The U.S. manufacturing PMI looks to be 53.8, in line with its prior reading. The U.S. ISM manufacturing number looks to be 53.5, also in line.

The U.S. also gets new consumer inflation data (expect an on target +0.1% m/m rise), a new personal income number (expect a lower +0.3% m/m), and a new personal spending number (expect a lower +0.2% m/m).

U.S. vehicle sales should be strong at 17.15 million annualized units.

On Tuesday, the Reserve Bank of India (RBI) announces its latest interest rate decision. The repo rate looks to be unchanged at 7.25%.

In the U.K., the Nationwide House Price Index looks to rise to +3.5% y/y, up from a prior 3.3% y/y.

In Brazil, industrial production could fall to -5% y/y. Actually, that’s better than the prior -8.8% prior reading.

The U.S. gets new factory orders data. Look for a +1.7% m/m rise, reversing a prior -1% m/m decline.

On Wednesday, the Chinese HSBC/Markit Services PMI should be around 51.8.

The overall Eurozone composite PMI should be 53.7.

The composite Eurozone services PMI should be 53.8, in line with the prior reading.
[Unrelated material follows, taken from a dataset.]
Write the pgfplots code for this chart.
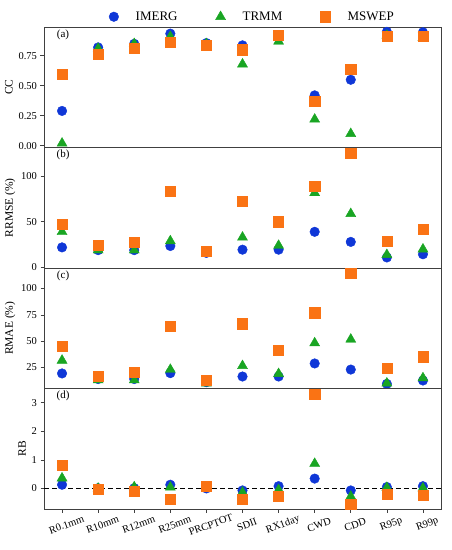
\documentclass[border=0pt]{standalone}
\usepackage{pgfplots}
\pgfplotsset{compat=1.18}
\usepackage{fontspec}
\setmainfont{Liberation Serif}
\definecolor{cIM}{RGB}{15,55,215}
\definecolor{cTR}{RGB}{25,165,35}
\definecolor{cMS}{RGB}{250,115,20}
\pgfplotsset{
  panel/.style={
    scale only axis, width=397pt, height=120.5pt,
    xmin=-0.5, xmax=10.5, clip=false,
    axis line style={black!75, line width=0.7pt},
    tick style={black!75, line width=0.6pt},
    tick align=outside, major tick length=3.5pt,
    xtick=\empty,
    ytick pos=left,
    /pgf/number format/assume math mode=true,
    tick label style={font=\fontsize{10.5}{12}\selectfont},
    label style={font=\fontsize{11.5}{13}\selectfont},
    ylabel shift=-1pt,
  },
  mIM/.style={only marks, mark=*, mark size=4.8pt, mark options={fill=cIM, draw=cIM}},
  mTR/.style={only marks, mark=triangle*, mark size=5.8pt, mark options={fill=cTR, draw=cTR}},
  mMS/.style={only marks, mark=square*, mark size=5.1pt, mark options={fill=cMS, draw=cMS}},
}
\begin{document}
\begin{tikzpicture}
\useasboundingbox (-44pt,-523pt) rectangle (407pt,27pt);
% (a) CC
\begin{axis}[panel, at={(0,0)}, anchor=north west,
  ymin=-0.015, ymax=0.99, ytick={0,0.25,0.5,0.75},
  yticklabel style={/pgf/number format/.cd, fixed, fixed zerofill, precision=2},
  ylabel={CC},
  legend columns=3,
  legend style={draw=none, fill=none, at={(0.525,1.0)}, anchor=south, yshift=1pt,
    font=\fontsize{13}{15}\selectfont,
    /tikz/every even column/.append style={column sep=36pt}},
  legend cell align=left,
]
\addplot[mIM] coordinates {(0,0.29)(1,0.82)(2,0.85)(3,0.935)(4,0.856)(5,0.837)(6,0.90)(7,0.42)(8,0.55)(9,0.95)(10,0.946)};
\addlegendentry{\hspace{15pt}IMERG}
\addplot[mTR] coordinates {(0,0.02)(1,0.81)(2,0.85)(3,0.91)(4,0.85)(5,0.68)(6,0.87)(7,0.22)(8,0.10)(9,0.92)(10,0.90)};
\addlegendentry{\hspace{15pt}TRMM}
\addplot[mMS] coordinates {(0,0.596)(1,0.76)(2,0.81)(3,0.86)(4,0.837)(5,0.80)(6,0.92)(7,0.37)(8,0.635)(9,0.91)(10,0.91)};
\addlegendentry{\hspace{15pt}MSWEP}
\node[anchor=center, font=\fontsize{11}{13}\selectfont] at (rel axis cs:0.048,0.935) {(a)};
\end{axis}
% (b) RRMSE
\begin{axis}[panel, at={(0,-120.5pt)}, anchor=north west,
  ymin=-0.5, ymax=131, ytick={0,50,100},
  ylabel={RRMSE (\%)},
]
\addplot[mIM] coordinates {(0,22)(1,19)(2,19)(3,23.5)(4,16)(5,19.5)(6,19.5)(7,39)(8,28)(9,11)(10,14.5)};
\addplot[mTR] coordinates {(0,39)(1,19)(2,19)(3,29)(4,15.5)(5,33)(6,24)(7,81.5)(8,58.7)(9,14)(10,20)};
\addplot[mMS] coordinates {(0,47)(1,24)(2,28)(3,83)(4,18)(5,72.5)(6,50)(7,89)(8,124.5)(9,29)(10,42)};
\node[anchor=center, font=\fontsize{11}{13}\selectfont] at (rel axis cs:0.048,0.935) {(b)};
\end{axis}
% (c) RMAE
\begin{axis}[panel, at={(0,-241pt)}, anchor=north west,
  ymin=5, ymax=119.5, ytick={25,50,75,100},
  ylabel={RMAE (\%)},
]
\addplot[mIM] coordinates {(0,19.3)(1,14)(2,14)(3,19.6)(4,11)(5,16.4)(6,16.4)(7,28.8)(8,23)(9,9.4)(10,12.6)};
\addplot[mTR] coordinates {(0,31.7)(1,13)(2,13)(3,23)(4,10)(5,26.6)(6,19)(7,48.2)(8,51.7)(9,10)(10,15)};
\addplot[mMS] coordinates {(0,45.3)(1,16.4)(2,20.5)(3,64)(4,13.2)(5,66.6)(6,41.2)(7,77)(8,114.3)(9,24.4)(10,35.2)};
\node[anchor=center, font=\fontsize{11}{13}\selectfont] at (rel axis cs:0.048,0.935) {(c)};
\end{axis}
% (d) RB
\begin{axis}[panel, at={(0,-361.5pt)}, anchor=north west,
  ymin=-0.72, ymax=3.5, ytick={0,1,2,3},
  ylabel={RB},
  xtick={0,...,10}, xtick pos=bottom,
  xticklabels={R0.1mm,R10mm,R12mm,R25mm,PRCPTOT,SDII,RX1day,CWD,CDD,R95p,R99p},
  xticklabel style={rotate=20, anchor=center, yshift=-13pt, font=\fontsize{10.5}{12}\selectfont},
]
\addplot[black, line width=1.1pt, dash pattern=on 5pt off 3pt, forget plot] coordinates {(-0.5,0)(10.5,0)};
\addplot[mIM] coordinates {(0,0.13)(1,0.01)(2,0.01)(3,0.13)(4,0)(5,-0.07)(6,0.08)(7,0.345)(8,-0.07)(9,0.05)(10,0.08)};
\addplot[mTR] coordinates {(0,0.36)(1,0)(2,0.05)(3,0.04)(4,0.0)(5,-0.14)(6,-0.05)(7,0.87)(8,-0.28)(9,0.03)(10,0.01)};
\addplot[mMS] coordinates {(0,0.82)(1,-0.02)(2,-0.1)(3,-0.37)(4,0.09)(5,-0.39)(6,-0.28)(7,3.3)(8,-0.54)(9,-0.2)(10,-0.25)};
\node[anchor=center, font=\fontsize{11}{13}\selectfont] at (rel axis cs:0.048,0.935) {(d)};
\end{axis}
\end{tikzpicture}
\end{document}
Italy’s services PMI should be 53, below a prior 53.4. France’s services PMI should be 52, in line with the prior number. Germany’s services PMI should be 53.7, in line.

Eurozone retail trade looks to growth +2% y/y, a little below the prior +2.4% y/y reading.

The U.S. ADP employment survey should show +210K jobs added, slightly weaker than the prior +237K, but still solid. The U.S. ISM non-manufacturing data should be strong at 56.3.

For Brazil, the HSBC composite PMI should be a weak 41.5.

On Thursday, Japan’s leading indicator should rise to 106.9, above the prior 106.2.

Germany’s factory orders should be +5.2% y/y, above a prior +4.7% y/y rate.

The unemployment rate in Greece should stay awful at 25.5%.

The Bank of England (BoE) holds its Monetary Policy Committee meeting and grants a new rate decision. The Base Rate is not expected to change from 0.5%.

U.S. initial claims should be red hot at 273K, in line with a prior 267K.

On Friday, Germany’s industrial production should grow +2.2% y/y, slightly better than the prior +2.1% y/y. In France, industrial production should grow +1.4% y/y, worse than the prior +2.8% y/y number. In Spain, industrial production should grow +3.8% y/y, well above a prior +3.4% y/y number.

The Bank of Japan gives up a new policy statement and there is a press conference with Governor Kuroda.

The HICP inflation rate for Greece should be weak at -1.1% y/y.

The week concludes with the big U.S. non-farm payroll number. Look for a +225K number, in line with the prior +223K.